DEDICA ALLA MONTAGNA verso i Piani di Bobbio
Il sentiero saliva dolcemente tra boschi di castagni, verso i Piani di Bobbio, dove la nebbia della sera si impigliava fra i rami, e in lontananza velava la cima del Grignone. Una sera tiepida di novembre, con un accenno di neve ghiacciata sui prati. La luce dorata del tramonto filtrava nelle foglie, il profumo della terra umida e fumante saliva dai campi. Un muggito e il suono di un campanaccio tinteggiavano il silenzio, rotto dai nostri respiri, dai nostri passi e dal picchiettare dei bastoncini da sci sul sentiero sassoso. Presto sarebbe calata la notte, una notte stellata e gelida, e le cime dei Piani di Bobbio sarebbero apparse nel loro argenteo nitore notturno. Il torrente gorgogliava lontano, coi suoi bordi orlati di ghiaccio. Si saliva all’albergo abbandonato, il Pequeno, nostro rifugio gratuito e frugale, con il passo lento dovuto ai pesanti zaini. Avremmo preparato una minestra calda col fornelletto a gas, avremmo mangiato del buon salame di Brianza, che il mio amico aveva preso da un parente con la fattoria, e pane fresco, comprato giù in paese, e avremmo dormito, sprofondati nei sacchi a pelo, nei letti a castello delle vecchie stanze ormai fatiscenti, senza finestre e dai muri crepati.

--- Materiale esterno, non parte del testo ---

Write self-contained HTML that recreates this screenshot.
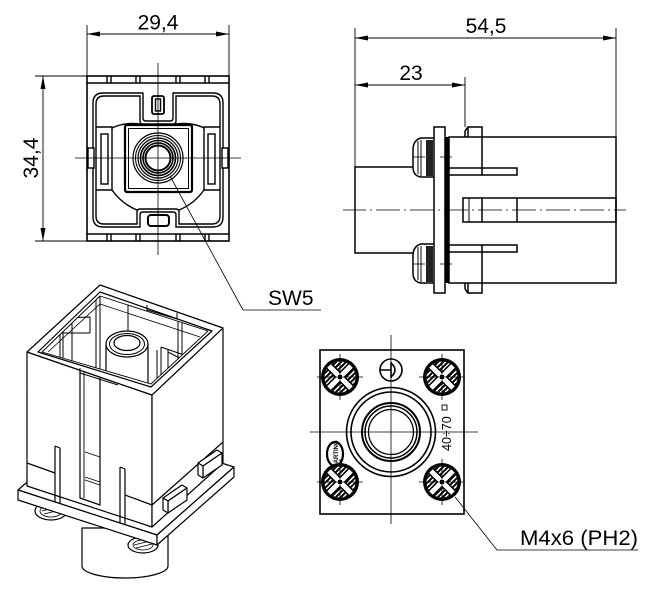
<!DOCTYPE html>
<html><head><meta charset="utf-8">
<style>
html,body{margin:0;padding:0;background:#fff;}
svg{display:block;}
text{font-family:"Liberation Sans",sans-serif;fill:#000;stroke:none;}
</style></head><body>
<svg width="650" height="602" viewBox="0 0 650 602" xmlns="http://www.w3.org/2000/svg">
<defs>
 <clipPath id="sc"><circle r="15.5"/></clipPath>
 <g id="scr">
  <circle r="19" fill="#000"/>
  <circle r="15.5" fill="#fff"/>
  <g clip-path="url(#sc)" stroke="#000" stroke-width="2">
   <line x1="-40" y1="16" x2="-8" y2="-16"/><line x1="-35" y1="16" x2="-3" y2="-16"/>
   <line x1="-30" y1="16" x2="2" y2="-16"/><line x1="-25" y1="16" x2="7" y2="-16"/>
   <line x1="-20" y1="16" x2="12" y2="-16"/><line x1="-15" y1="16" x2="17" y2="-16"/>
   <line x1="-10" y1="16" x2="22" y2="-16"/><line x1="-5" y1="16" x2="27" y2="-16"/>
   <line x1="0" y1="16" x2="32" y2="-16"/><line x1="5" y1="16" x2="37" y2="-16"/>
   <line x1="10" y1="16" x2="42" y2="-16"/>
  </g>
  <g stroke="#000" stroke-width="8"><line x1="-11" y1="-11" x2="11" y2="11"/><line x1="-11" y1="11" x2="11" y2="-11"/></g>
  <g stroke="#fff" stroke-width="5"><line x1="-11" y1="-11" x2="11" y2="11"/><line x1="-11" y1="11" x2="11" y2="-11"/></g>
  <rect x="-2" y="-2" width="4" height="4" fill="#000"/>
  <g stroke="#000" stroke-width="0.8"><line x1="-23" y1="0" x2="23" y2="0"/><line x1="0" y1="-23" x2="0" y2="23"/></g>
 </g>
 <clipPath id="opening"><polygon points="42,352 100,296 208,331 151,384"/></clipPath>
</defs>

<!-- ================= TOP-LEFT VIEW ================= -->
<g fill="none" stroke="#000" stroke-width="0.9">
 <line x1="87" y1="25" x2="87" y2="76"/>
 <line x1="229" y1="25" x2="229" y2="76"/>
 <line x1="87" y1="34" x2="229" y2="34"/>
 <line x1="35" y1="76" x2="87" y2="76"/>
 <line x1="35" y1="241" x2="87" y2="241"/>
 <line x1="43" y1="76" x2="43" y2="241"/>
</g>
<g fill="#000">
 <polygon points="87,34 100,31.5 100,36.5"/>
 <polygon points="229,34 216,31.5 216,36.5"/>
 <polygon points="43,76 40.5,89 45.5,89"/>
 <polygon points="43,241 40.5,228 45.5,228"/>
</g>
<text x="158" y="29.5" font-size="21" text-anchor="middle">29,4</text>
<text transform="translate(38,158) rotate(-90)" font-size="21" text-anchor="middle">34,4</text>

<g fill="none" stroke="#000" stroke-width="1.4">
 <rect x="87" y="76" width="142" height="165" stroke-width="1.6"/>
 <line x1="87" y1="83" x2="229" y2="83"/>
 <line x1="87" y1="234" x2="229" y2="234"/>
 <path d="M107,76V83M111,76V83M136,76V83M140,76V83M176,76V83M180,76V83M205,76V83M209,76V83"/>
 <path d="M107,234V241M111,234V241M136,234V241M140,234V241M176,234V241M180,234V241M205,234V241M209,234V241"/>
 <path d="M103,93 H143 V118 Q143,121 146,121 H170 Q173,121 173,118 V93 H213 Q223,93 223,103 V217 Q223,227 213,227 H176 V215 Q176,212 173,212 H143 Q140,212 140,215 V227 H103 Q93,227 93,217 V103 Q93,93 103,93 Z"/>
 <path d="M104,96 H140 V121 Q140,124 143,124 H173 Q176,124 176,121 V96 H212 Q220,96 220,104 V216 Q220,224 212,224 H179 V212 Q179,209 176,209 H140 Q137,209 137,212 V224 H104 Q96,224 96,216 V104 Q96,96 104,96 Z"/>
 <rect x="152" y="96" width="12" height="18" rx="2" stroke-width="1.8"/>
 <rect x="155.5" y="99" width="5" height="12"/>
 <rect x="148" y="215" width="21" height="11" rx="3" stroke-width="2"/>
 <path d="M96,127 H112 V190 H96"/>
 <rect x="101" y="134" width="7" height="50"/>
 <path d="M220,127 H204 V190 H220"/>
 <rect x="208" y="134" width="7" height="50"/>
 <rect x="88" y="148" width="6" height="20" fill="#fff"/>
 <rect x="222" y="148" width="6" height="20" fill="#fff"/>
 <path d="M112,128 Q124,122 140,124"/>
 <path d="M176,124 Q192,122 204,128"/>
 <path d="M112,190 Q122,204 137,210"/>
 <path d="M179,210 Q194,204 204,190"/>
 <rect x="125" y="125" width="67" height="67" rx="2" stroke-width="2.2"/>
 <rect x="128.5" y="128.5" width="60" height="60" stroke-width="1"/>
 <circle cx="158" cy="158" r="25" stroke-width="1.2"/>
 <circle cx="158" cy="158" r="22.5" stroke-width="1"/>
 <circle cx="158" cy="158" r="20" stroke-width="1.2"/>
 <circle cx="158" cy="158" r="17.5" stroke-width="1.6"/>
 <circle cx="158" cy="158" r="15" stroke-width="1.6"/>
 <circle cx="158" cy="158" r="12.5" stroke-width="2" fill="#fff"/>
</g>
<g stroke="#000" stroke-width="0.8" fill="none">
 <line x1="158" y1="63" x2="158" y2="255"/>
 <line x1="75" y1="158" x2="241" y2="158"/>
 <line x1="170" y1="176" x2="243" y2="310"/>
 <line x1="243" y1="310" x2="321" y2="310"/>
</g>
<text x="268" y="305" font-size="21">SW5</text>

<!-- ================= TOP-RIGHT SIDE VIEW ================= -->
<g fill="none" stroke="#000" stroke-width="0.9">
 <line x1="355" y1="28" x2="355" y2="167"/>
 <line x1="616" y1="28" x2="616" y2="137"/>
 <line x1="355" y1="38" x2="616" y2="38"/>
 <line x1="355" y1="85" x2="465" y2="85"/>
 <line x1="465" y1="77" x2="465" y2="127"/>
</g>
<g fill="#000">
 <polygon points="355,38 368,35.5 368,40.5"/>
 <polygon points="616,38 603,35.5 603,40.5"/>
 <polygon points="355,85 368,82.5 368,87.5"/>
 <polygon points="465,85 452,82.5 452,87.5"/>
</g>
<text x="486" y="33" font-size="21" text-anchor="middle">54,5</text>
<text x="411" y="80" font-size="21" text-anchor="middle">23</text>

<g fill="none" stroke="#000" stroke-width="1.5">
 <path d="M413,167 H355 V253 H413"/>
 <!-- screw heads -->
 <path d="M434,138 H421 Q413,140 413,150 V167 Q413,176 421,177 H434" fill="#fff"/>
 <path d="M434,244 H421 Q413,246 413,256 V273 Q413,282 421,283 H434" fill="#fff"/>
 <path d="M418,141 V174 M421,140 V176 M418,247 V280 M421,246 V282" stroke-width="1"/>
 <!-- body -->
 <rect x="449" y="137" width="167" height="146" fill="#fff"/>
 <rect x="434" y="127" width="11" height="166" fill="#fff"/>
 <path d="M468,137 V127 H482 V137 M468,283 V293 H482 V283"/>
 <path d="M465,131 L468,127 M465,131 V137 M465,289 L468,293 M465,289 V283"/>
 <line x1="482" y1="137" x2="482" y2="175"/>
 <line x1="482" y1="245" x2="482" y2="283"/>
 <path d="M449,168 H517 V175 H449"/>
 <path d="M449,245 H517 V252 H449"/>
 <rect x="463" y="198" width="153" height="24"/>
 <line x1="469" y1="198" x2="469" y2="222" stroke-width="1"/>
 <line x1="482" y1="198" x2="482" y2="222"/>
 <line x1="517" y1="198" x2="517" y2="222"/>
</g>
<rect x="445" y="137" width="4.5" height="146" fill="#000"/>
<rect x="426" y="140" width="7" height="36" fill="#222"/>
<rect x="426" y="246" width="7" height="36" fill="#222"/>
<g stroke="#000" stroke-width="0.8" fill="none">
 <path d="M343,210 H366 M370,210 H372 M376,210 H400 M404,210 H406 M410,210 H434 M438,210 H440 M444,210 H468 M472,210 H474 M478,210 H502 M506,210 H508 M512,210 H536 M540,210 H542 M546,210 H570 M574,210 H576 M580,210 H604 M608,210 H610 M614,210 H626"/>
 <path d="M413,157 H425 M440,157 H452 M446,150 V165"/>
 <path d="M413,264 H425 M440,264 H452 M446,257 V272"/>
</g>

<!-- ================= BOTTOM-RIGHT VIEW ================= -->
<g fill="none" stroke="#000">
 <rect x="320" y="350" width="144" height="164" stroke-width="1.6"/>
 <circle cx="391" cy="432" r="44.5" stroke-width="1.6"/>
 <circle cx="391" cy="432" r="40" stroke-width="1.6"/>
 <circle cx="391" cy="432" r="29" stroke-width="2"/>
 <circle cx="391" cy="432" r="26" stroke-width="1.5"/>
 <circle cx="391" cy="432" r="22.5" stroke-width="1.2"/>
 <circle cx="391" cy="370" r="11" stroke-width="1.6" fill="#fff"/>
 <path d="M380,370 H391 M391,362 V378 M391,363 Q399,370 391,377" stroke-width="1.6"/>
 <ellipse cx="335" cy="454" rx="8" ry="12" stroke-width="2.2" fill="#fff"/>
</g>
<text transform="translate(338,454) rotate(-90)" font-size="6" font-weight="bold" text-anchor="middle">HARTING</text>
<use href="#scr" x="340" y="377"/>
<use href="#scr" x="442" y="377"/>
<use href="#scr" x="340" y="482"/>
<use href="#scr" x="442" y="482"/>
<g stroke="#000" stroke-width="0.8" fill="none">
 <line x1="391" y1="335" x2="391" y2="524"/>
 <line x1="310" y1="432" x2="478" y2="432"/>
 <path d="M455,497 L497,550 H638"/>
</g>
<text transform="translate(451,451) rotate(-90)" font-size="12.5">40÷70</text>
<rect x="442" y="405" width="5" height="5" fill="none" stroke="#000" stroke-width="0.9"/>
<text x="520" y="545" font-size="21" textLength="118" lengthAdjust="spacingAndGlyphs">M4x6 (PH2)</text>

<!-- ================= ISOMETRIC VIEW ================= -->
<g fill="#fff" stroke="#000" stroke-width="1.2" stroke-linejoin="round">
 <path d="M82,528 V566 A43,12 0 0 0 168,566 V528 Z"/>
 <ellipse cx="51" cy="511" rx="16" ry="9"/>
 <ellipse cx="51" cy="511" rx="11" ry="6" stroke-width="0.8"/>
 <ellipse cx="143" cy="545" rx="15" ry="8"/>
 <ellipse cx="143" cy="545" rx="10" ry="5" stroke-width="0.8"/>
 <path d="M42,511 L58,507 M44,514 L60,510 M134,545 L150,541 M136,548 L152,544" stroke-width="0.8"/>
 <polygon points="18,490 95,423 234,467 157,535"/>
 <polygon points="18,490 157,535 157,545 18,500"/>
 <polygon points="157,535 234,467 234,477 157,545"/>
 <polygon points="27,352 152,395 152,527 27,486"/>
 <polygon points="152,395 223,328 223,463 152,527"/>
 <polygon points="27,352 100,285 223,328 152,395"/>
 <polygon points="38,352 100,292 212,331 151,387"/>
</g>
<g clip-path="url(#opening)" fill="none" stroke="#000" stroke-width="1">
 <rect x="30" y="280" width="190" height="120" fill="#fff" stroke="none"/>
 <path d="M96,296 V400 M100,296 V400 M128,300 V340 M178,315 V365 M182,316 V365"/>
 <path d="M60,330 V375 M63,325 V375 M72,322 V370 M62,318 L90,317 M62,333 L90,333 M90,317 V333"/>
 <path d="M157,350 V385 M161,347 V385 M168,349 V385 M161,347 L187,356 M168,352 L187,362 M187,356 V380"/>
 <path d="M48,352 L100,304 L200,337" stroke-width="0.8"/>
 <path d="M106,344 V400 H148 V344" fill="#fff" stroke-width="1.2"/>
 <ellipse cx="127" cy="344" rx="21" ry="13" fill="#fff" stroke-width="1.2"/>
 <ellipse cx="127" cy="344" rx="17.5" ry="10.5"/>
 <ellipse cx="127" cy="343" rx="13" ry="7.5" stroke-width="1.2"/>
</g>
<g fill="none" stroke="#000" stroke-width="1.2" stroke-linejoin="round">
 <polygon points="42,352 100,296 208,331 151,384" stroke-width="0.9"/>
 <path d="M147,305 V310 L177,319 V313" stroke-width="1"/>
 <path d="M80,368 V373 L118,385" stroke-width="1"/>
 <path d="M80,370 V498 L100,505 V377"/>
 <path d="M84,371 V498" stroke-width="0.9"/>
 <path d="M85,452 L100,457 M85,477 L100,482 M85,480 L100,485" stroke-width="0.9"/>
 <path d="M55,446 V502 M60,448 V503 M55,446 L60,448"/>
 <path d="M120,467 V523 M125,469 V524 M120,467 L125,469"/>
 <path d="M27,463 L55,473 M125,495 L152,505 L223,442"/>
 <polygon points="163,498 182,485 187,488 168,501" fill="#fff"/>
 <polygon points="168,501 187,488 187,500 168,513" fill="#fff"/>
 <polygon points="163,498 168,501 168,513 163,510" fill="#fff"/>
 <polygon points="198,463 217,450 222,453 203,466" fill="#fff"/>
 <polygon points="203,466 222,453 222,465 203,478" fill="#fff"/>
 <polygon points="198,463 203,466 203,478 198,475" fill="#fff"/>
</g>
</svg>
</body></html>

L’atmosfera invernale dei Piani di Bobbio – sullo sfondo lo Zuccone Campelli

 

L’indomani avremmo fatto tre o quattro brevi salite sullo Zuccone Campelli, tanto per allenarci sul calcare e respirare l’aria pulita della montagna. Avremmo scattato tante belle fotografie, con questo cielo limpido, laccato, sul quale le cime innevate si stagliavano come coni gelato. La Valsassina si stendeva sotto di noi, antica e impervia. Terra di lunghe e lontane tradizioni, di chiesette affrescate e montagne bellissime. Boschi e rocce, gente tranquilla. Buon formaggio stagionato in grotta. Consolazione di tutti i miei sabati e le mie domeniche, meta finale di ogni settimana, trascorsa sui banchi di scuola a sognare, in ultima fila, la montagna. I voti, quell’ultimo anno, stavano calando. La mia concentrazione scolastica stava avendo una notevole flessione. Ero totalmente rapito dalla montagna. Odiavo il mondo terreno, cittadino, e rinascevo solo al contatto con la roccia. In città mi sentivo finito, mi sentivo morire, asfissiato dalla finitezza, dai pochi orizzonti, dallo studio di una materia che non mi piaceva. Quale amara esperienza quei cinque anni di lavori forzati, di scuole superiori, senza speranza, senza scampo. Solo la montagna rincuorava il mio spirito. E gli amici che avevo lassù.